Spending a night or two on a boat in a wide variety of conditions can tell you a lot about the efficiency of the accommodations plan. I found it to be comfortable and well proportioned, equally suited to offshore work and dockside entertaining. As we motorsailed to windward, I made good use of the well-placed handholds and excellent footing on the boat’s synthetic teak-and-holly sole. When the boat heeled, I wedged myself comfortably into the nav station seat. The chart table is big enough to accommodate a full-sized chart book, the electronics installation is excellent, and there is plenty of space to mount an optional VHF, GPS, and even a radar screen.
The Eurostyle galley that runs lengthwise along the port side of the saloon has considerable counter and stowage space. I may be culinarily challenged at home, but offshore I was able to cook our soup without too much difficulty. With one long, slightly curved seat and a smaller separate seat surrounding the dinette, the saloon is comfortable (though it has only one sea berth, which needs a lee cloth).
Headroom in the main saloon is adequate at just over 6 feet. The master cabin forward has its own head, good stowage, a small sitting area, a large opening deck hatch, and a comfortable double bunk. The two mirror-image aft cabins have comfortable double berths, adequate locker space, and one small opening port each for ventilation. A four-cabin version is available.
It is obvious that the Danes pay attention to the details of joinery. The interior is wrapped in a satin-varnished teak veneer that results in a warm “yacht” look and feel. Doors have stainless-steel hinges, lockers have strong, durable latches, and drawer fronts and the cabin sole are meticulously inlaid.

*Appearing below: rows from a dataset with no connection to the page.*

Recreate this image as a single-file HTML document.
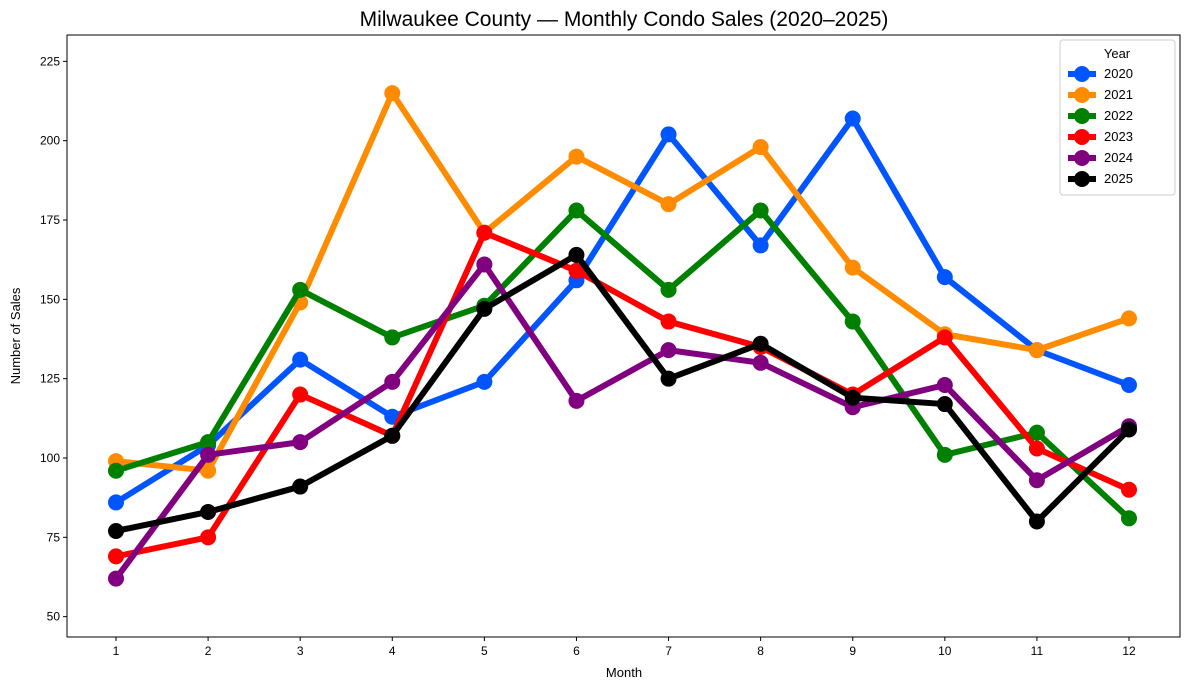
<!DOCTYPE html>
<html><head><meta charset="utf-8"><style>body{margin:0;background:#fff}svg{display:block}text{font-family:"Liberation Sans",sans-serif}</style></head>
<body>
<svg width="1189" height="690" xmlns="http://www.w3.org/2000/svg">
<rect width="1189" height="690" fill="#fff"/>
<text x="624" y="26" font-size="21" text-anchor="middle">Milwaukee County — Monthly Condo Sales (2020–2025)</text>
<g id="ax" font-size="12" fill="#000"></g>
<g id="series"></g>
<rect x="67" y="35" width="1113" height="602" fill="none" stroke="#000" stroke-width="1"/>
<text x="624" y="677" font-size="13" text-anchor="middle">Month</text>
<text transform="translate(20,336) rotate(-90)" font-size="13" text-anchor="middle">Number of Sales</text>
<g id="legend"></g>
<script>
const ns="http://www.w3.org/2000/svg";
function el(t,a,p,txt){const e=document.createElementNS(ns,t);for(const k in a)e.setAttribute(k,a[k]);if(txt!==undefined)e.textContent=txt;p.appendChild(e);return e;}
const X=m=>116+(m-1)*(1129-116)/11, Y=v=>458-(v-100)*3.173;
const ax=document.getElementById('ax');
for(let m=1;m<=12;m++){el('line',{x1:X(m),x2:X(m),y1:637,y2:641,stroke:'#000'},ax);el('text',{x:X(m),y:655,'text-anchor':'middle'},ax,m);}
for(let v=50;v<=225;v+=25){el('line',{x1:63,x2:67,y1:Y(v),y2:Y(v),stroke:'#000'},ax);el('text',{x:60,y:Y(v)+4,'text-anchor':'end'},ax,v);}
const S=[["2020","#0055ff",[86,104,131,113,124,156,202,167,207,157,134,123]],
["2021","#ff8c00",[99,96,149,215,171,195,180,198,160,139,134,144]],
["2022","#008000",[96,105,153,138,148,178,153,178,143,101,108,81]],
["2023","#ff0000",[69,75,120,107,171,159,143,135,120,138,103,90]],
["2024","#800080",[62,101,105,124,161,118,134,130,116,123,93,110]],
["2025","#000000",[77,83,91,107,147,164,125,136,119,117,80,109]]];
const g=document.getElementById('series');
S.forEach(([n,c,d])=>{el('polyline',{points:d.map((v,i)=>X(i+1)+','+Y(v)).join(' '),fill:'none',stroke:c,'stroke-width':6,'stroke-linejoin':'round'},g);d.forEach((v,i)=>el('circle',{cx:X(i+1),cy:Y(v),r:8,fill:c},g));});
const lg=document.getElementById('legend');
el('rect',{x:1060,y:40,width:115,height:155,rx:3,fill:'#fff','fill-opacity':0.8,stroke:'#ccc'},lg);
el('text',{x:1117,y:58,'font-size':13,'text-anchor':'middle'},lg,'Year');
S.forEach(([n,c],i)=>{const y=74+i*21;el('line',{x1:1068,x2:1096,y1:y,y2:y,stroke:c,'stroke-width':6},lg);el('circle',{cx:1082,cy:y,r:8,fill:c},lg);el('text',{x:1104,y:y+4,'font-size':13},lg,n);});
</script>
</svg>
</body></html>
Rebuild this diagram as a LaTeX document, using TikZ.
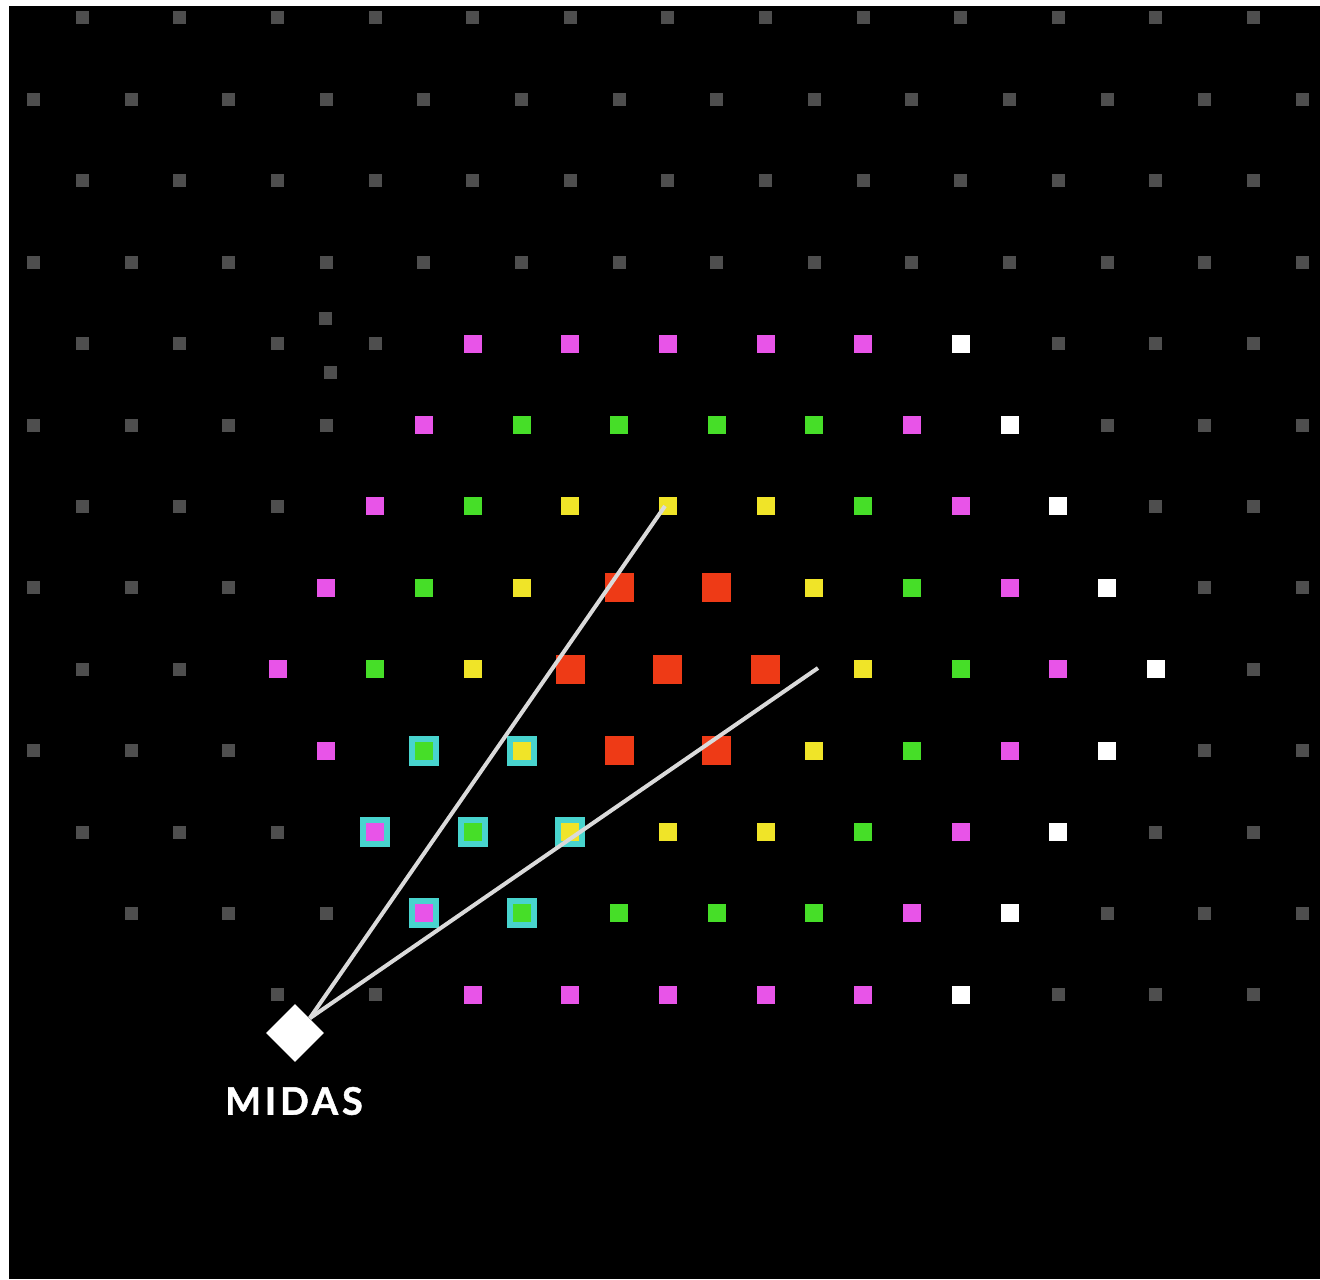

The cockpit and decks are uncluttered and easy to navigate. The double-ended mainsheet runs below the deck from blocks near the mast on the boom back to winches close to the helmsman. The traveler runs directly in front of the steering pedestal. All lines from the mast run under the deck back to two banks of stoppers and coachroof-mounted winches. Cockpit seats are wide, deep, and topped with teak. Visibility from the helm station over the low-slung coachroof is excellent. The big wheel allows the helmsman to sit comfortably on the coaming. The sidedecks are wide, and inboard shrouds make it easy to go forward. Stanchions are strong, the mooring cleats are bomb-proof, and the stainless-steel bow roller is sturdy enough to handle the demands of life on the hook.
The standard spray dodger is easy to deploy and provides the requisite shelter when you’re bashing to windward; it stows in a recessed channel (with a zipper closure) on the cabintop when you want to get it out of the way. The only drawback was that the cabintop winch handles tended to foul the dodger when it came time to reef.
The sailing performance is excellent, the accommodations are functional, comfortable, and well finished, and the boat can bash to windward like a trooper. A more conservative cruising boat may be slightly more comfortable when you’re motorsailing into steep seas, but on any other point of sail the X-43 comes into its own. If you are in the market for a racer/cruiser (or a cruiser/racer), the X-43 deserves a good hard look.